Ci troviamo di fronte a una scrittura asciutta ed ermetica, concettuale, (“la canna di ragione / che mi spetta”), capace di far trasparire il sentimento con misura ma concentrato e intenso. Bellissima la metafora del “gatto interiore”:

“Tira fuori il gatto dalla guancia / escilo dalla bocca, posalo / offeso e scarruffato, sul divano.”
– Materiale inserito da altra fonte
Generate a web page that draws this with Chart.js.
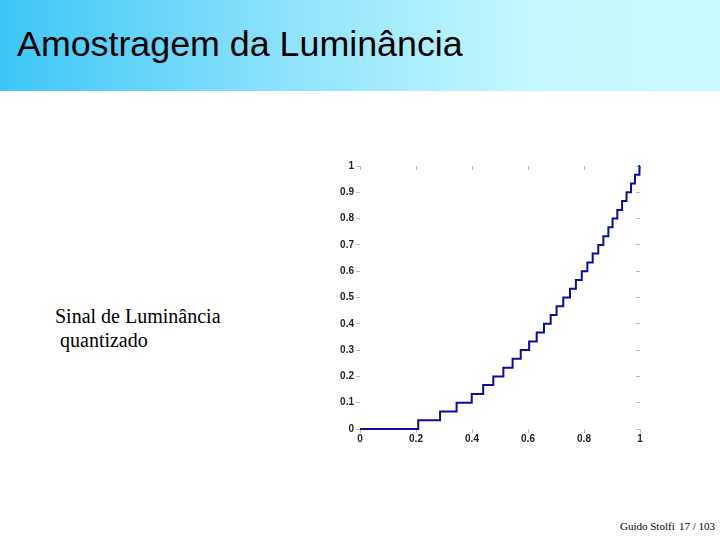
<!DOCTYPE html>
<html>
<head>
<meta charset="utf-8">
<script src="https://cdn.jsdelivr.net/npm/chart.js@4/dist/chart.umd.min.js"></script>
<style>
  body { margin: 0; width: 720px; height: 540px; background: #fff; position: relative; overflow: hidden; }
  #head { position: absolute; left: 0; top: 0; width: 720px; height: 91px;
          background: linear-gradient(to right, #3cc6f6 0%, #8fe3fc 40%, #c6f9ff 75%, #c8faff 100%); }
  #title { position: absolute; left: 17px; top: 24px; font: 35.8px "Liberation Sans", Arial, sans-serif; color: #000; }
  #side { position: absolute; left: 55px; top: 304px; font: 20px "Liberation Serif", "Times New Roman", serif; line-height: 24px; color: #000; white-space: pre; }
  .foot { position: absolute; top: 520px; font: 11px "Liberation Serif", "Times New Roman", serif; color: #000; white-space: pre; }
  #wrap { position: absolute; left: 320px; top: 155px; width: 340px; height: 295px; }
</style>
</head>
<body>
<div id="head"><div id="title">Amostragem da Luminância</div></div>
<div id="side">Sinal de Luminância
 quantizado</div>
<div class="foot" style="left:620px">Guido Stolfi</div>
<div class="foot" style="left:679px">17 / 103</div>
<div id="wrap"><canvas id="chart"></canvas></div>
<script>
// luminance input where each quantization step starts
var stepX = [0, 0.208, 0.286, 0.345, 0.399, 0.440, 0.476, 0.512, 0.545, 0.574, 0.604,
             0.631, 0.657, 0.681, 0.702, 0.726, 0.750, 0.771, 0.792, 0.812, 0.831,
             0.851, 0.869, 0.887, 0.902, 0.919, 0.936, 0.952, 0.968, 0.982, 0.998, 1];
// quantized output level
var levels = [0, 0.033, 0.067, 0.1, 0.133, 0.167, 0.2, 0.233, 0.267, 0.3, 0.333,
              0.367, 0.4, 0.433, 0.467, 0.5, 0.533, 0.567, 0.6, 0.633, 0.667,
              0.7, 0.733, 0.767, 0.8, 0.833, 0.867, 0.9, 0.933, 0.967, 1, 1];
var xTicks = [0, 0.2, 0.4, 0.6, 0.8, 1];
var yTicks = [0, 0.1, 0.2, 0.3, 0.4, 0.5, 0.6, 0.7, 0.8, 0.9, 1];

var pts = stepX.map(function (x, i) { return { x: x, y: levels[i] }; });
var tickFont = { family: 'Liberation Sans', size: 10, weight: 'bold' };

function fixW(w) { return function (s) { s.width = w; }; }
function fixH(h) { return function (s) { s.height = h; }; }
function setTicks(vals) { return function (s) { s.ticks = vals.map(function (v) { return { value: v }; }); }; }

var ctx = document.getElementById('chart');
var mychart = new Chart(ctx, {
  type: 'scatter',
  data: {
    datasets: [{
      data: pts,
      showLine: true,
      stepped: true,
      borderColor: '#0c0ca0',
      borderWidth: 2,
      pointRadius: 0,
      clip: 5
    }]
  },
  options: {
    responsive: true,
    maintainAspectRatio: false,
    animation: false,
    layout: { padding: 0 },
    plugins: { legend: { display: false }, tooltip: { enabled: false } },
    scales: {
      x: {
        type: 'linear', position: 'bottom', min: 0, max: 1,
        afterBuildTicks: setTicks(xTicks),
        afterFit: fixH(21),
        border: { display: false },
        grid: { drawOnChartArea: false, tickLength: 4, color: '#bbbbbb' },
        ticks: { font: tickFont, color: '#222', padding: 0,
                 callback: function (v) { return String(v); } }
      },
      x2: {
        type: 'linear', position: 'top', min: 0, max: 1,
        afterBuildTicks: setTicks(xTicks),
        afterFit: fixH(11),
        border: { display: false },
        grid: { drawOnChartArea: false, tickLength: -4, color: '#bbbbbb' },
        ticks: { display: false }
      },
      y: {
        type: 'linear', position: 'left', min: 0, max: 1,
        afterBuildTicks: setTicks(yTicks),
        afterFit: fixW(40),
        border: { display: false },
        grid: { drawOnChartArea: false, tickLength: 4, color: '#bbbbbb' },
        ticks: { font: tickFont, color: '#222', padding: 2,
                 callback: function (v) { return String(v); } }
      },
      y2: {
        type: 'linear', position: 'right', min: 0, max: 1,
        afterBuildTicks: setTicks(yTicks),
        afterFit: fixW(20),
        border: { display: false },
        grid: { drawOnChartArea: false, tickLength: -4, color: '#bbbbbb' },
        ticks: { display: false }
      }
    }
  }
});
</script>
</body>
</html>
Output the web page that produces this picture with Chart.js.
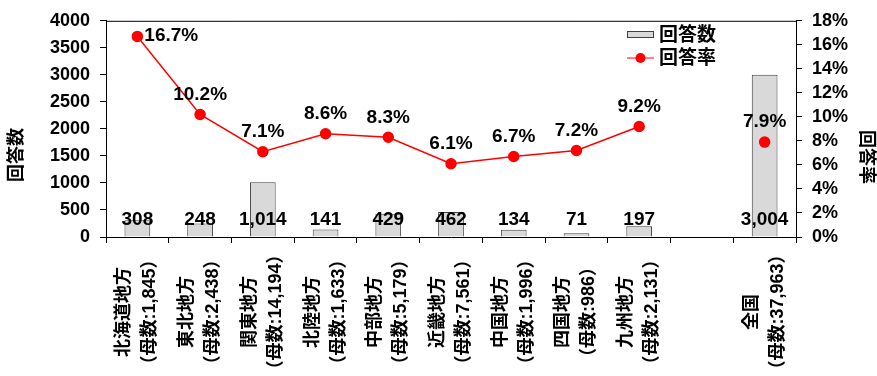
<!DOCTYPE html>
<html>
<head>
<meta charset="utf-8">
<script src="https://cdn.jsdelivr.net/npm/chart.js@4.4.1/dist/chart.umd.min.js"></script>
<style>
  body { margin: 0; background: #fff; }
  #wrap { width: 877px; height: 376px; position: relative; }
</style>
</head>
<body>
<div id="wrap"><canvas id="myChart"></canvas></div>
<script>
var regions = ['北海道地方', '東北地方', '関東地方', '北陸地方', '中部地方', '近畿地方', '中国地方', '四国地方', '九州地方', '', '全国']
var baseCounts = [1845, 2438, 14194, 1633, 5179, 7561, 1996, 986, 2131, null, 37963]
var answers = [308, 248, 1014, 141, 429, 462, 134, 71, 197, null, 3004]
var rates = [16.7, 10.2, 7.1, 8.6, 8.3, 6.1, 6.7, 7.2, 9.2, null, 7.9]
var countTicks = [0, 500, 1000, 1500, 2000, 2500, 3000, 3500, 4000]
var rateTicks = [0, 2, 4, 6, 8, 10, 12, 14, 16, 18]

var FONT = '"Liberation Sans", "Noto Sans CJK JP", sans-serif'
var ctx = document.querySelector("#myChart").getContext("2d")

// two-line x labels: region name, then the base count
function getXLabels(){
    var labels = []
    for(i = 0; i < regions.length; i++){
        if(regions[i] == ''){
            labels.push([''])
        } else {
            labels.push([regions[i], '（母数:' + baseCounts[i].toLocaleString('en-US') + '）'])
        }
    }
    return labels
}

var extras = {
    id: 'extras',
    afterDraw: function(chart){
        var c = chart.ctx
        var area = chart.chartArea
        var xScale = chart.scales.x
        c.save()

        // top frame line
        c.strokeStyle = '#000'
        c.lineWidth = 1
        c.beginPath()
        c.moveTo(area.left, area.top + 0.5)
        c.lineTo(area.right, area.top + 0.5)
        c.stroke()

        c.fillStyle = '#000'

        // rotated category labels, centered
        var labels = chart.data.labels
        c.font = 'bold 18px ' + FONT
        c.textAlign = 'center'
        c.textBaseline = 'middle'
        for(i = 0; i < labels.length; i++){
            var x = xScale.getPixelForTick(i)
            c.save()
            c.translate(x, 312)
            c.rotate(-Math.PI / 2)
            var lines = labels[i]
            for(j = 0; j < lines.length; j++){
                c.fillText(lines[j], 0, (j - (lines.length - 1) / 2) * 26)
            }
            c.restore()
        }

        // axis titles
        c.save()
        c.translate(17, 155)
        c.rotate(-Math.PI / 2)
        c.fillText('回答数', 0, 0)
        c.restore()
        c.save()
        c.translate(866, 157)
        c.rotate(Math.PI / 2)
        c.fillText('回答率', 0, 0)
        c.restore()

        // value labels
        var barMeta = chart.getDatasetMeta(0)
        var lineMeta = chart.getDatasetMeta(1)
        var zeroY = chart.scales.y.getPixelForValue(0)
        c.font = 'bold 19px ' + FONT
        for(i = 0; i < answers.length; i++){
            if(answers[i] == null) continue
            c.textAlign = 'center'
            c.fillText(answers[i].toLocaleString('en-US'), barMeta.data[i].x, zeroY - 17)
        }
        for(i = 0; i < rates.length; i++){
            if(rates[i] == null) continue
            var pt = lineMeta.data[i]
            if(i == 0){
                c.textAlign = 'left'
                c.fillText(rates[i].toFixed(1) + '%', pt.x + 7, pt.y - 1)
            } else {
                c.textAlign = 'center'
                c.fillText(rates[i].toFixed(1) + '%', pt.x, pt.y - 20)
            }
        }

        // legend
        var ds = chart.data.datasets
        c.font = 'bold 19px ' + FONT
        c.textAlign = 'left'
        c.fillStyle = ds[0].backgroundColor
        c.fillRect(627, 31, 27, 7)
        c.strokeStyle = ds[0].borderColor
        c.strokeRect(627.5, 31.5, 26, 6)
        c.fillStyle = '#000'
        c.fillText(ds[0].label, 659, 36)
        c.strokeStyle = ds[1].borderColor
        c.beginPath()
        c.moveTo(627, 58)
        c.lineTo(654, 58)
        c.stroke()
        c.fillStyle = ds[1].pointBackgroundColor
        c.beginPath()
        c.arc(640.5, 58, 5, 0, Math.PI * 2)
        c.fill()
        c.fillStyle = '#000'
        c.fillText(ds[1].label, 659, 59)

        c.restore()
    }
}

var myChart = new Chart(ctx, {
    type: 'bar',
    data: {
        labels: getXLabels(),
        datasets: [{
            label: '回答数',
            data: answers,
            backgroundColor: '#d9d9d9',
            borderColor: '#404040',
            borderWidth: 1,
            barPercentage: 0.41,
            categoryPercentage: 1,
            yAxisID: 'y',
            order: 2
        }, {
            type: 'line',
            label: '回答率',
            data: rates,
            borderColor: '#ff0000',
            borderWidth: 1.5,
            pointBackgroundColor: '#ff0000',
            pointBorderColor: '#ff0000',
            pointRadius: 5,
            spanGaps: false,
            yAxisID: 'y1',
            order: 1
        }]
    },
    options: {
        responsive: true,
        maintainAspectRatio: false,
        animation: false,
        layout: { padding: { top: 14, bottom: 133, left: 0, right: 0 } },
        plugins: {
            legend: { display: false },
            tooltip: { enabled: false }
        },
        scales: {
            x: {
                offset: true,
                ticks: { display: false },
                grid: { offset: true, drawOnChartArea: false, tickLength: 6, color: '#000' },
                border: { color: '#000', width: 1 }
            },
            y: {
                position: 'left',
                min: countTicks[0],
                max: countTicks[countTicks.length - 1],
                afterBuildTicks: function(scale){
                    scale.ticks = countTicks.map(function(v){ return { value: v } })
                },
                ticks: {
                    color: '#000', padding: 10, autoSkip: false,
                    font: { family: FONT, size: 18, weight: 'bold' },
                    callback: function(v){ return String(v) }
                },
                grid: { drawOnChartArea: false, tickLength: 6, color: '#000' },
                border: { color: '#000', width: 1 },
                afterFit: function(scale){ scale.width = 106 }
            },
            y1: {
                position: 'right',
                min: rateTicks[0],
                max: rateTicks[rateTicks.length - 1],
                afterBuildTicks: function(scale){
                    scale.ticks = rateTicks.map(function(v){ return { value: v } })
                },
                ticks: {
                    color: '#000', padding: 10, autoSkip: false,
                    font: { family: FONT, size: 18, weight: 'bold' },
                    callback: function(v){ return v + '%' }
                },
                grid: { drawOnChartArea: false, tickLength: 6, color: '#000' },
                border: { color: '#000', width: 1 },
                afterFit: function(scale){ scale.width = 81 }
            }
        }
    },
    plugins: [extras]
})
</script>
</body>
</html>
Che in noi vi sia un animale totem, nostra sostanza nascosta da riconoscere ed estrarre, è la credenza del “popolo rosso”, i Nativi Americani. Mi stupisco sempre per i parallelismi che la poesia sa individuare… anche senza intenzione.
La stagione, o le stagioni sviscerate e riportate al presente, spesso con la malinconia negativa/positiva che toglie il privato dal suo ghetto e lo rende fruibile e condivisibile, la stagione sta accanto e con una presa di distanza si lascia contemplare con oggettività. Accanto significa pure calore e ritrovamento; con tale riappropriazione cade la solitudine.
Ecco la terapeutica della risata:

“La tua risata a scrosci / esplode in polpa e semi, liberati / al tocco di un dito / dal silenzio, nolimetangere / curioso – apre un cerchio / di gialli iperici, a tagliare / ogni male.”

Il perduto in realtà c’è. È nella memoria, nella storia familiare, nell’immaginario appagante e purificante, come nella poesia dedicata a una figlia che se fosse esistita sarebbe stata, e lo è pure in forma sognante e fantasmatica, un dono d’immenso valore.